Secrets were dangerous things, the author tells us. The discovery of a book with pictures of little children tells Glen that his wife too has her secrets. Even as Jean obsesses over babies, she writes anonymously to Dawn, telling her that she is to blame for losing her child.


Her inability to have children causes Jean to become obsessed with children, while Glen retreats into his own private space, spending long periods of time looking at porn on his computer. There comes a point when merely looking at porn is not enough, and Glen becomes an active participant in cyber sex. His perverseness increases.

When a two-year-old girl, Bella Elliott, is kidnapped, detective Bob Sparkes is assigned the case. When investigations lead the police to Glen, he denies the allegation. The police lure Glen with a false id in one of the chatrooms that he frequents and he falls for it. But the findings are not accepted as evidence by the court and Glen is acquitted for lack of evidence. He then sues the police for a quarter of a million pounds, on grounds of defamation, and wins. Try as they might, the police are unable to get concrete evidence against Glen. With each failure, Sparkes becomes increasingly more tormented and determined to find Bella. We keenly feel his frustration as Bella remains unfound years later.

The book is written from four points of view: the widow’s first person present tense account, and the third-person past tense accounts of Detective Bob Sparkes, reporter Kate Waters and Dawn Elliott, mother of Bella. The case is taken forward through the viewpoints of Sparkes and Kate. Certain days are presented to us from multiple points of view.

The widow’s account begins on June 9, 2010, a week after the death of Glen. It is the day on which reporter Kate Waters enters her home, intent on piecing together information about Glen. While he was alive, Glen refused to speak to the press. Kate hopes that his death will move the widow to speak.

Detective Bob Sparkes’ account begins earlier, from October 2, 2006.

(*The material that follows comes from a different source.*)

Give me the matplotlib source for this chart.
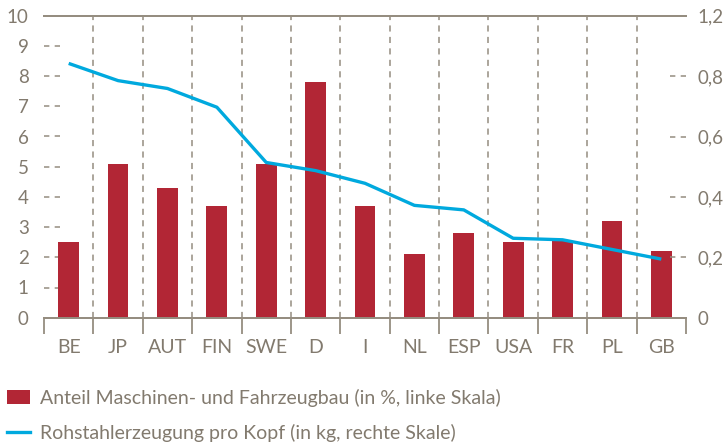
import matplotlib
matplotlib.use("Agg")
import matplotlib.pyplot as plt
import matplotlib.transforms as mtransforms
from matplotlib.patches import Patch
from matplotlib.lines import Line2D

plt.rcParams['font.family'] = ['Lato', 'DejaVu Sans']

categories = ['BE', 'JP', 'AUT', 'FIN', 'SWE', 'D', 'I', 'NL', 'ESP', 'USA', 'FR', 'PL', 'GB']
anteil = [2.5, 5.1, 4.3, 3.7, 5.1, 7.8, 3.7, 2.1, 2.8, 2.5, 2.55, 3.2, 2.2]
rohstahl = [0.842, 0.785, 0.759, 0.697, 0.514, 0.487, 0.445, 0.372, 0.357, 0.263, 0.258, 0.226, 0.194]
left_ticks = [0, 1, 2, 3, 4, 5, 6, 7, 8, 9, 10]
left_labels = ['0', '1', '2', '3', '4', '5', '6', '7', '8', '9', '10']
right_ticks = [0, 0.2, 0.4, 0.6, 0.8, 1.0]
right_labels = ['0', '0,2', '0,4', '0,6', '0,8', '1,2']
legend_labels = ['Anteil Maschinen- und Fahrzeugbau (in %, linke Skala)',
                 'Rohstahlerzeugung pro Kopf (in kg, rechte Skale)']

RED = '#b22635'
BLUE = '#00a9de'
TXT = '#827a6e'
GRID = '#958d80'

fig = plt.figure(figsize=(7.27, 4.44), dpi=100)
ax = fig.add_axes([44/727, 1-317.7/444, 642/727, 302/444])
ax2 = ax.twinx()

x = list(range(len(categories)))
ax.bar(x, anteil, width=0.42, color=RED, zorder=3)
ax.set_xlim(-0.5, len(categories) - 0.5)
ax.set_ylim(0, 10)
ax2.set_ylim(0, 1)

ax2.plot(x, rohstahl, color=BLUE, lw=2.4, zorder=4, solid_capstyle='butt')

# separators
bounds_inner = [i + 0.5 for i in range(len(categories) - 1)]
ax.vlines(bounds_inner, 0, 10, colors=GRID, linestyles=(0, (4, 3.5)), lw=1.1, zorder=1)

for a in (ax, ax2):
    for s in ('left', 'right'):
        a.spines[s].set_visible(False)
    for s in ('top', 'bottom'):
        a.spines[s].set_color(GRID)
        a.spines[s].set_linewidth(1.4)

ax.set_xticks(x)
ax.set_xticklabels(categories)
ax.set_xticks([i - 0.5 for i in range(len(categories) + 1)], minor=True)
ax.tick_params(axis='x', which='major', length=0, pad=15.5, labelsize=14, labelcolor=TXT)
ax.tick_params(axis='x', which='minor', length=11.5, width=1.3, color=GRID, direction='out')

ax.set_yticks(left_ticks)
ax.set_yticklabels(left_labels)
ax.tick_params(axis='y', length=0, pad=11, labelsize=13.5, labelcolor=TXT)

ax2.set_yticks(right_ticks)
ax2.set_yticklabels(right_labels)
ax2.tick_params(axis='y', length=0, pad=8, labelsize=13.5, labelcolor=TXT)

# dashed tick marks
tl = mtransforms.blended_transform_factory(ax.transAxes, ax.transData)
for v in left_ticks[1:-1]:
    ax.plot([0, 16/642], [v, v], transform=tl, color=GRID, lw=1.1,
            linestyle=(0, (3.5, 3.5)), clip_on=False, zorder=2)
tr = mtransforms.blended_transform_factory(ax2.transAxes, ax2.transData)
for v in right_ticks[1:-1]:
    ax2.plot([1 - 16/642, 1], [v, v], transform=tr, color=GRID, lw=1.1,
             linestyle=(0, (3.5, 3.5)), clip_on=False, zorder=2)

handles = [Patch(facecolor=RED, edgecolor='none'),
           Line2D([0], [0], color=BLUE, lw=2.4)]
leg = fig.legend(handles, legend_labels, loc='upper left',
                 bbox_to_anchor=(7/727, 1 - 389/444), frameon=False,
                 fontsize=14, labelcolor=TXT, handlelength=1.2, handleheight=0.7,
                 handletextpad=0.5, labelspacing=0.85, borderpad=0, borderaxespad=0)

fig.savefig('out.png', dpi=100)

The story goes back and forth in time, and you are left piecing the puzzle together in the strangest way possible.

Jean’s account takes us through her memories of life with Glen, and of her own staunch support of her husband. It consists very often of jerky sentences, often missing the pronoun, I, at the beginning. The style seems deceptively simple, until a word or a phrase sneaks up on you and you begin to pay attention. Towards the end, the tenor of her account changes so stealthily that we almost miss it.

The style of each account was different, and I quickly found myself warming to the detective’s PoV. I found the writing to be the strongest here perhaps because the crux of the story comes alive here. He is the only one who seems to be truly concerned about the child. Kate, although a mom of two, just wants her story.

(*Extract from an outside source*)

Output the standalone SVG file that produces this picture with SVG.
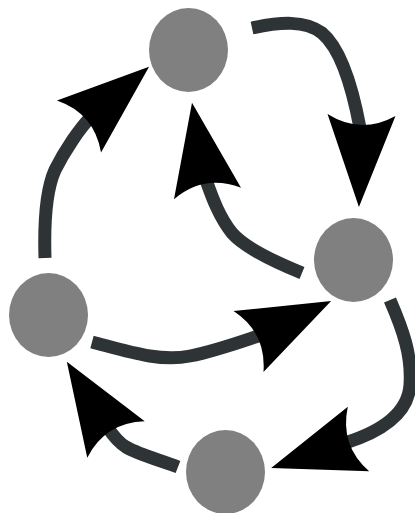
<svg xmlns="http://www.w3.org/2000/svg" xmlns:xlink="http://www.w3.org/1999/xlink" width="415" height="513" viewBox="0 0 415 513">
<style>
.node{fill:#808080}
.edge{fill:none;stroke:#2e3436;stroke-width:13}
.head{fill:#000}
</style>
<defs>
<path id="head" class="head" d="M92,0 L0,-34 Q20,0 0,34 Z"/>
</defs>
<rect width="415" height="513" fill="#fff"/>
<g id="connectors">
<path class="edge" d="M252,28 C280,22 305,20 322,33 C340,48 352,85 360,128"/>
<use xlink:href="#head" href="#head" transform="translate(361.5,115) rotate(91.6)"/>
<path class="edge" d="M302,273 C275,262 245,248 232,233 C220,218 213,200 206,180"/>
<use xlink:href="#head" href="#head" transform="translate(207.5,193.5) rotate(-99.7)"/>
<path class="edge" d="M45,258 C44,225 46,190 55,170 C65,150 80,128 90,118"/>
<use xlink:href="#head" href="#head" transform="translate(79,126.5) rotate(-40.4)"/>
<path class="edge" d="M92,342 C130,352 160,362 190,356 C215,351 240,342 261,335"/>
<use xlink:href="#head" href="#head" transform="translate(248.5,341.5) rotate(-26.1)"/>
<path class="edge" d="M390,300 C403,330 412,355 410,385 C408,415 380,432 345,443"/>
<use xlink:href="#head" href="#head" transform="translate(358.5,439) rotate(161.7)"/>
<path class="edge" d="M178,467 C160,460 140,455 126,447 C118,442 112,434 108,428"/>
<use xlink:href="#head" href="#head" transform="translate(116,439.5) rotate(-122.3)"/>
</g>
<g id="node-top"><ellipse class="node" cx="188.5" cy="50" rx="39.5" ry="42"/></g>
<g id="node-right"><ellipse class="node" cx="353.5" cy="260" rx="39.5" ry="42"/></g>
<g id="node-left"><ellipse class="node" cx="48.5" cy="315" rx="39.5" ry="42"/></g>
<g id="node-bottom"><ellipse class="node" cx="225.5" cy="472" rx="39.5" ry="42"/></g>
</svg>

Through the various accounts, we come away with a sense of the mother’s anguish, the media frenzy and the detective’s desperation. We also understand how people’s tragic stories become fodder for the press and the media. The book also cautions us about the murky world of online chatting and how one must be careful and fight against the tendency to give away too much information online. Like the people on buses who talk on their mobile phones about the breakup of their marriage or genital warts.


Fiona also brings out the pain of a childless woman, how she is willing to put up with the speculation, the examinations, the ultrasounds, the endless prodding. Also, the waking up still feeling the weight of a baby in my arms.


I also felt for Sparkes’ wife, Eileen. Even though she is only a minor character in the book, she makes her presence felt. Her husband’s busyness and seeming obsession with Bella’s case leave her with nothing to hold on to.

As the story went on, I felt a keen sense of fatigue, and sympathized with Sparkes’ inability to nail Glen. The conclusion, even though it wasn’t a twist by any means, felt welcome and offered a sense of closure.


Overall, I think the book would have been stronger if the author had chosen to give us the story in a chronological sequence. The frequent travelling back-and-forth in time began to get wearisome after a while and left me with a rather fractured view of the whole thing.

Still, a good book.



(I received a free digital copy of this book from First To Read.)